At the outset, the court examined the origins, constitutional basis and importance of parliamentary privilege. Parliamentary privilege originated in the United Kingdom as its House of Commons established its independence from the Crown. In Canada, parliamentary privilege was gradually accepted as part of Canadian constitutional law, having been recognized by courts as protected by both the preamble and section 18 of the Constitution Act, 1867. 

The preamble of the Constitution Act, 1867 safeguards parliamentary privilege by asserting Canada is to have a constitution similar in principle to that of the U.K. – indicating that Canada has inherited the U.K.’s principles of freedom of speech and debate in Parliament. Section 18 of the Constitution Act, 1867 provides further constitutional grounding for parliamentary privilege by granting Parliament legislative authority to define the privileges available to parliamentarians.

Further, parliamentary privilege, according to the court, serves an important democratic and rule of law function

parliamentary privilege is one of the ways in which the fundamental constitutional separation of powers is respected [and] is meant to enable the legislative branch and its members to proceed fearlessly and without interference in discharging their constitutional role [of] enacting legislation and acting as a check on executive power. The insulation from external review that privilege provides is a key component of our constitutional structure and the law that governs it.

With the constitutional basis and importance of parliamentary privilege in mind, the court considered whether it was permissible for section 12 of the Act to limit its application in the national security Committee context. As a starting point, the court held that section 18 of the Constitution Act, 1867 enables Parliament to expand its privileges, provided such privileges do not exceed those of the U.K.’s House of Commons. However, the court found that section 18 of the Constitution Act, 1867 does not empower Parliament to limit parliamentary privilege. 

The court specified that limiting parliamentary privilege requires an amendment to the Constitution Act, 1867 following the general amendment procedure set out in section 38 of the Constitution Act, 1982. To comply with the general amendment procedure, changes to the Constitution Act, 1982 must be approved by Parliament, the Senate, and at least seven provincial legislatures representing more than half of Canada’s population. 

Section 44 of the Constitution Act, 1982 sets out an exception where Parliament may amend the constitution without resort to the general formula. The court held that this exception does not apply to limits on parliamentary privilege because, in accordance with section 42(1) of the Constitution Act, 1982, all constitutional changes concerning the powers of the Senate and the Supreme Court of Canada must follow the general amendment procedure. Limiting parliamentary privilege relates to the power of the Senate by reducing its ability to review bills without external interference. This relates to the power of the SCC by potentially requiring the SCC to preside over litigation where committee members are being prosecuted for contravening the Act.    

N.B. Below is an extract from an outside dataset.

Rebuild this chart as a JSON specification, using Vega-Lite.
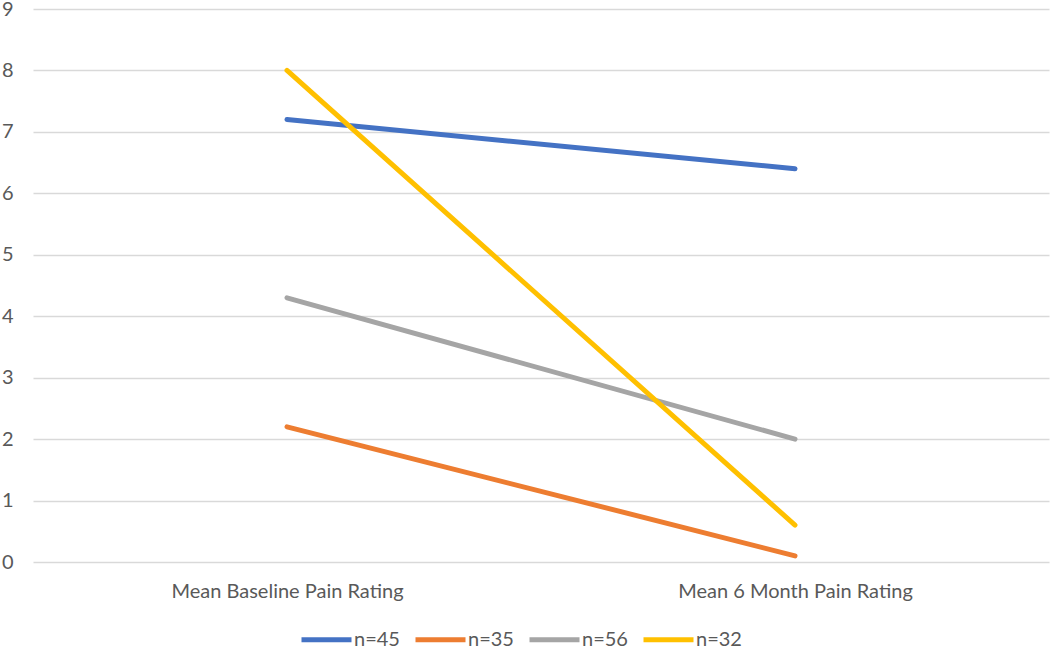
{
  "$schema": "https://vega.github.io/schema/vega-lite/v6.json",
  "autosize": "none",
  "width": 1016,
  "height": 553,
  "padding": {"left": 33, "top": 9, "right": 1, "bottom": 85},
  "background": "white",
  "config": {"view": {"stroke": null}, "font": "Lato"},
  "data": {"values": [
    {"time": "Mean Baseline Pain Rating", "group": "n=45", "rating": 7.2},
    {"time": "Mean 6 Month Pain Rating", "group": "n=45", "rating": 6.4},
    {"time": "Mean Baseline Pain Rating", "group": "n=35", "rating": 2.2},
    {"time": "Mean 6 Month Pain Rating", "group": "n=35", "rating": 0.1},
    {"time": "Mean Baseline Pain Rating", "group": "n=56", "rating": 4.3},
    {"time": "Mean 6 Month Pain Rating", "group": "n=56", "rating": 2.0},
    {"time": "Mean Baseline Pain Rating", "group": "n=32", "rating": 8.0},
    {"time": "Mean 6 Month Pain Rating", "group": "n=32", "rating": 0.6}
  ]},
  "mark": {"type": "line", "strokeWidth": 5, "strokeCap": "round"},
  "encoding": {
    "x": {
      "field": "time", "type": "nominal",
      "sort": ["Mean Baseline Pain Rating", "Mean 6 Month Pain Rating"],
      "scale": {"type": "point", "padding": 0.5},
      "axis": {"title": null, "labelAngle": 0, "labelLimit": 400, "domain": false, "ticks": false, "labelPadding": 19, "labelFontSize": 20, "labelColor": "#595959", "grid": false}
    },
    "y": {
      "field": "rating", "type": "quantitative",
      "scale": {"domain": [0, 9], "nice": false},
      "axis": {"title": null, "values": [0,1,2,3,4,5,6,7,8,9], "domain": false, "ticks": false, "labelPadding": 20, "labelFontSize": 20, "labelColor": "#595959", "gridColor": "#d9d9d9", "gridWidth": 1.5}
    },
    "color": {
      "field": "group", "type": "nominal",
      "sort": ["n=45", "n=35", "n=56", "n=32"],
      "scale": {"domain": ["n=45", "n=35", "n=56", "n=32"], "range": ["#4472c4", "#ed7d31", "#a5a5a5", "#ffc000"]},
      "legend": {
        "title": null, "orient": "none", "direction": "horizontal",
        "legendX": 266, "legendY": 603,
        "symbolType": "stroke", "symbolSize": 2500, "symbolStrokeWidth": 5,
        "labelFontSize": 20, "labelColor": "#595959", "labelOffset": 0,
        "columnPadding": 5
      }
    }
  }
}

Since section 12 of the Act limits the application of parliamentary privilege, it should have been introduced as a potential constitutional amendment and it should have been required to comply with all approvals involved in the general amendment procedure. The court’s conclusion that section 12 of the Act is unconstitutional is due to not following these steps. 


The decision clarifies that ordinary legislation cannot revoke parliamentary privilege even when it is prompted by national security concerns. Freedom of speech within Parliament and immunity from external review are absolute parts of Canada’s constitutional structure. While this decision represents an important defence of parliamentary privilege, it may, however, encourage the executive to withhold crucial national security information from parliamentarians, who are now immunized from disclosing such information in parliamentary proceedings. This may, in turn, impact how the committee and other parliamentarians can hold the executive accountable for sensitive national security and other matters of public importance. As submitted by the Canadian Civil Liberties Association, other jurisdictions have been able to address national security concerns without eroding parliamentary privilege. This decision brings Canada in line with other Westminster democracies, such as New Zealand, Australia and the United Kingdom, in preserving parliamentary privilege. 

Canada has not publicly announced whether it will appeal the decision.